JOB - From the material below, list every line containing "with".
◇ ◇ ◇ ◇
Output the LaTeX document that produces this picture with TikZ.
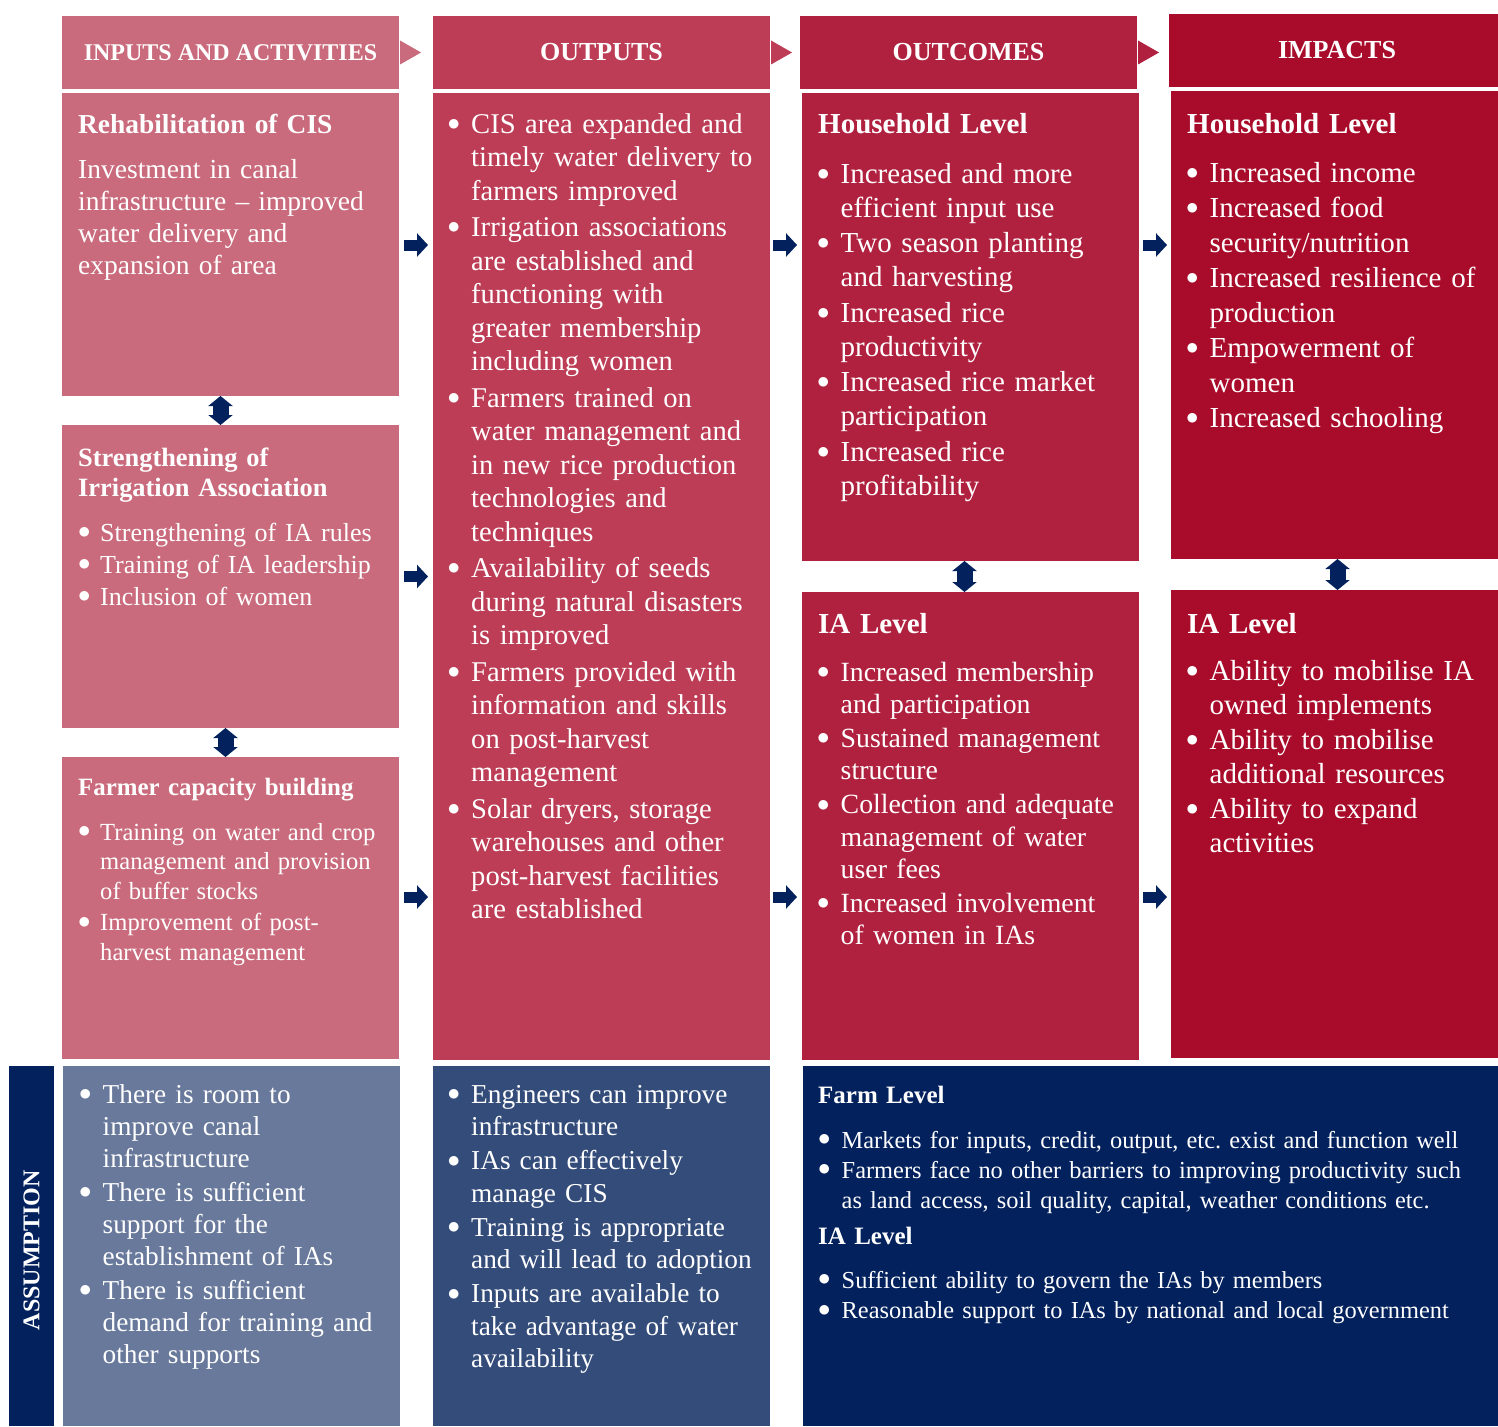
\documentclass[tikz,border=0pt]{standalone}
\usepackage{fontspec}
\setmainfont{Liberation Serif}
\usetikzlibrary{positioning,arrows.meta}

\definecolor{inrose}{RGB}{201,107,124}
\definecolor{outrose}{RGB}{188,61,85}
\definecolor{ocred}{RGB}{176,33,63}
\definecolor{imred}{RGB}{168,12,42}
\definecolor{navy}{RGB}{2,33,93}
\definecolor{asmone}{RGB}{104,121,155}
\definecolor{asmtwo}{RGB}{52,76,122}

\newlength{\bind}
\setlength{\bind}{23.5pt}
\newcommand{\bitem}[1]{\hangindent=\bind\hangafter=1\makebox[\bind][l]{\raisebox{0.09em}{$\bullet$}}#1\par}
\newcommand{\fsz}[2]{\fontsize{#1}{#2}\selectfont}
\frenchspacing

\begin{document}
\begin{tikzpicture}[x=1pt, y=-1pt, node distance=29pt]
\tikzstyle{colbox} = [rectangle, inner sep=0pt, outer sep=0pt, anchor=north west, minimum width=337pt]
\tikzstyle{hdr} = [colbox, minimum height=73pt, text=white, font=\bfseries\fsz{26}{30}]
\tikzstyle{lvlhead} = [anchor=base west, inner sep=0pt, text=white, align=left, text width=340pt, font=\bfseries\fsz{29}{33}]
\tikzstyle{bodytxt} = [anchor=base west, inner sep=0pt, text=white, align=left, text width=340pt]
\tikzstyle{rarrow} = [navy, line width=11pt, -{Triangle[width=23pt,length=11pt]}]
\tikzstyle{darrow} = [navy, line width=16pt, {Triangle[width=24pt,length=10pt]}-{Triangle[width=24pt,length=10pt]}]
\useasboundingbox (0,0) rectangle (1498,1426);

% column headers
\node (inhdr) [hdr, fill=inrose, font=\bfseries\fsz{24}{28}] at (62,16) {INPUTS AND ACTIVITIES};
\node (outhdr) [hdr, fill=outrose] at (433,16) {OUTPUTS};
\node (ochdr) [hdr, fill=ocred] at (800,16) {OUTCOMES};
\node (imhdr) [hdr, fill=imred, minimum width=329pt, text width=329pt, align=center] at (1169,14) {\hspace*{7pt}IMPACTS};
\fill[inrose] ([xshift=1pt]inhdr.east) ++(0,-12) -- ++(21,12) -- ++(-21,12) -- cycle;
\fill[outrose] ([xshift=1pt]outhdr.east) ++(0,-12) -- ++(21,12) -- ++(-21,12) -- cycle;
\fill[ocred] ([xshift=1pt]ochdr.east) ++(0,-12) -- ++(21,12) -- ++(-21,12) -- cycle;

% boxes
\node (rehab) [colbox, fill=inrose, minimum height=303pt] at (62,93) {};
\node (strength) [colbox, fill=inrose, minimum height=303pt, below=of rehab] {};
\node (farmer) [colbox, fill=inrose, minimum height=302pt, below=of strength] {};
\node (outputs) [colbox, fill=outrose, minimum height=967pt] at (433,93) {};
\node (hhout) [colbox, fill=ocred, minimum height=468pt] at (802,93) {};
\node (iaout) [colbox, fill=ocred, minimum height=468pt, below=31pt of hhout] {};
\node (hhimp) [colbox, fill=imred, minimum width=327pt, minimum height=468pt] at (1171,91) {};
\node (iaimp) [colbox, fill=imred, minimum width=327pt, minimum height=468pt, below=31pt of hhimp] {};
\node (asmlbl) [colbox, fill=navy, minimum width=45pt, minimum height=360pt] at (9,1066) {};
\node (asmin) [colbox, fill=asmone, minimum height=360pt] at (63,1066) {};
\node (asmout) [colbox, fill=asmtwo, minimum height=360pt] at (433,1066) {};
\node (asmoc) [colbox, fill=navy, minimum width=695pt, minimum height=360pt] at (803,1066) {};
\node (asmword) [rotate=90, text=white, font=\bfseries\fsz{24}{28}] at ([yshift=-4pt]asmlbl.center) {ASSUMPTION};

% inputs and activities
\node (rehabhd) [lvlhead, font=\bfseries\fsz{27.4}{32}] at ([shift={(16,40)}]rehab.north west) {Rehabilitation of CIS};
\node (rehabtx) [bodytxt, font=\fsz{27.5}{32}] at ([shift={(16,85)}]rehab.north west) {Investment in canal\newline infrastructure -- improved\newline water delivery and\newline expansion of area};
\node (strhd) [lvlhead, font=\bfseries\fsz{26.4}{30}] at ([shift={(16,41)}]strength.north west) {Strengthening of\\Irrigation Association};
\node (strlist) [bodytxt, font=\fsz{26}{32}] at ([shift={(16,116)}]strength.north west) {\setlength{\bind}{22pt}\bitem{Strengthening of IA rules}
\bitem{Training of IA leadership}
\bitem{Inclusion of women}};
\node (farmhd) [lvlhead, font=\bfseries\fsz{24.9}{29}] at ([shift={(16,38)}]farmer.north west) {Farmer capacity building};
\node (farmlist) [bodytxt, font=\fsz{24.6}{29.5}] at ([shift={(16,83)}]farmer.north west) {\parskip=2pt \setlength{\bind}{22pt}%
\bitem{Training on water and crop\newline management and provision\newline of buffer stocks}
\bitem{Improvement of post-\newline harvest management}};

% outputs
\node (outlist) [bodytxt, font=\fsz{28.6}{33.5}] at ([shift={(14.5,40)}]outputs.north west) {\parskip=3pt
\bitem{CIS area expanded and\newline timely water delivery to\newline farmers improved}
\bitem{Irrigation associations\newline are established and\newline functioning with\newline greater membership\newline including women}
\bitem{Farmers trained on\newline water management and\newline in new rice production\newline technologies and\newline techniques}
\bitem{Availability of seeds\newline during natural disasters\newline is improved}
\bitem{Farmers provided with\newline information and skills\newline on post-harvest\newline management}
\bitem{Solar dryers, storage\newline warehouses and other\newline post-harvest facilities\newline are established}};

% outcomes
\node (hhouthd) [lvlhead] at ([shift={(16,41)}]hhout.north west) {Household Level};
\node (hhoutlist) [bodytxt, font=\fsz{29}{34}] at ([shift={(15,90)}]hhout.north west) {\parskip=1.5pt
\bitem{Increased and more\newline efficient input use}
\bitem{Two season planting\newline and harvesting}
\bitem{Increased rice\newline productivity}
\bitem{Increased rice market\newline participation}
\bitem{Increased rice\newline profitability}};
\node (iaouthd) [lvlhead] at ([shift={(16,41)}]iaout.north west) {IA Level};
\node (iaoutlist) [bodytxt, font=\fsz{27.8}{32.2}] at ([shift={(15,89)}]iaout.north west) {\parskip=2pt
\bitem{Increased membership\newline and participation}
\bitem{Sustained management\newline structure}
\bitem{Collection and adequate\newline management of water\newline user fees}
\bitem{Increased involvement\newline of women in IAs}};

% impacts
\node (hhimphd) [lvlhead] at ([shift={(16,43)}]hhimp.north west) {Household Level};
\node (hhimplist) [bodytxt, font=\fsz{29}{34.5}] at ([shift={(15,91)}]hhimp.north west) {\parskip=1pt
\bitem{Increased income}
\bitem{Increased food\newline security/nutrition}
\bitem{Increased resilience of\newline production}
\bitem{Empowerment of\newline women}
\bitem{Increased schooling}};
\node (iaimphd) [lvlhead] at ([shift={(16,43)}]iaimp.north west) {IA Level};
\node (iaimplist) [bodytxt, font=\fsz{29}{34}] at ([shift={(15,90)}]iaimp.north west) {\parskip=1pt
\bitem{Ability to mobilise IA\newline owned implements}
\bitem{Ability to mobilise\newline additional resources}
\bitem{Ability to expand\newline activities}};

% assumptions
\node (asminlist) [bodytxt, font=\fsz{27.3}{32}] at ([shift={(16,37)}]asmin.north west) {\parskip=2pt
\bitem{There is room to\newline improve canal\newline infrastructure}
\bitem{There is sufficient\newline support for the\newline establishment of IAs}
\bitem{There is sufficient\newline demand for training and\newline other supports}};
\node (asmoutlist) [bodytxt, font=\fsz{27.3}{32.5}] at ([shift={(14.5,37)}]asmout.north west) {\parskip=1.5pt
\bitem{Engineers can improve\newline infrastructure}
\bitem{IAs can effectively\newline manage CIS}
\bitem{Training is appropriate\newline and will lead to adoption}
\bitem{Inputs are available to\newline take advantage of water\newline availability}};
\node (asmfarmhd) [lvlhead, font=\bfseries\fsz{25}{29}] at ([shift={(15,37)}]asmoc.north west) {Farm Level};
\node (asmfarmlist) [bodytxt, text width=680pt, font=\fsz{24.4}{30}] at ([shift={(15,82)}]asmoc.north west) {\bitem{Markets for inputs, credit, output, etc. exist and function well}
\bitem{Farmers face no other barriers to improving productivity such\newline as land access, soil quality, capital, weather conditions etc.}};
\node (asmiahd) [lvlhead, font=\bfseries\fsz{25}{29}] at ([shift={(15,178)}]asmoc.north west) {IA Level};
\node (asmialist) [bodytxt, text width=680pt, font=\fsz{24.4}{30.5}] at ([shift={(15,222)}]asmoc.north west) {\bitem{Sufficient ability to govern the IAs by members}
\bitem{Reasonable support to IAs by national and local government}};

% connectors
\coordinate (toprow) at (0,245);
\coordinate (lowrow) at (0,897);
\draw[rarrow, shorten <=5pt, shorten >=5pt] (rehab.east |- toprow) -- (outputs.west |- toprow);
\draw[rarrow, shorten <=5pt, shorten >=5pt] (strength.east) -- (outputs.west |- strength.east);
\draw[rarrow, shorten <=5pt, shorten >=5pt] (farmer.east |- lowrow) -- (outputs.west |- lowrow);
\draw[rarrow, shorten <=3pt, shorten >=5pt] (outputs.east |- toprow) -- (hhout.west |- toprow);
\draw[rarrow, shorten <=3pt, shorten >=5pt] (outputs.east |- lowrow) -- (iaout.west |- lowrow);
\draw[rarrow, shorten <=4pt, shorten >=4pt] (hhout.east |- toprow) -- (hhimp.west |- toprow);
\draw[rarrow, shorten <=4pt, shorten >=4pt] (iaout.east |- lowrow) -- (iaimp.west |- lowrow);
\draw[darrow] ([xshift=-10pt]rehab.south) -- ([xshift=-10pt]strength.north);
\draw[darrow] ([xshift=-5pt]strength.south) -- ([xshift=-5pt]farmer.north);
\draw[darrow] ([xshift=-6pt]hhout.south) -- ([xshift=-6pt]iaout.north);
\draw[darrow] ([xshift=3pt]hhimp.south) -- ([xshift=3pt]iaimp.north);
\end{tikzpicture}
\end{document}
◇ ◇ ◇ ◇
TASK RESPONSE -
Output the LaTeX document that produces this picture with TikZ.
\bitem{Irrigation associations\newline are established and\newline functioning with\newline greater membership\newline including women}
\bitem{Farmers provided with\newline information and skills\newline on post-harvest\newline management}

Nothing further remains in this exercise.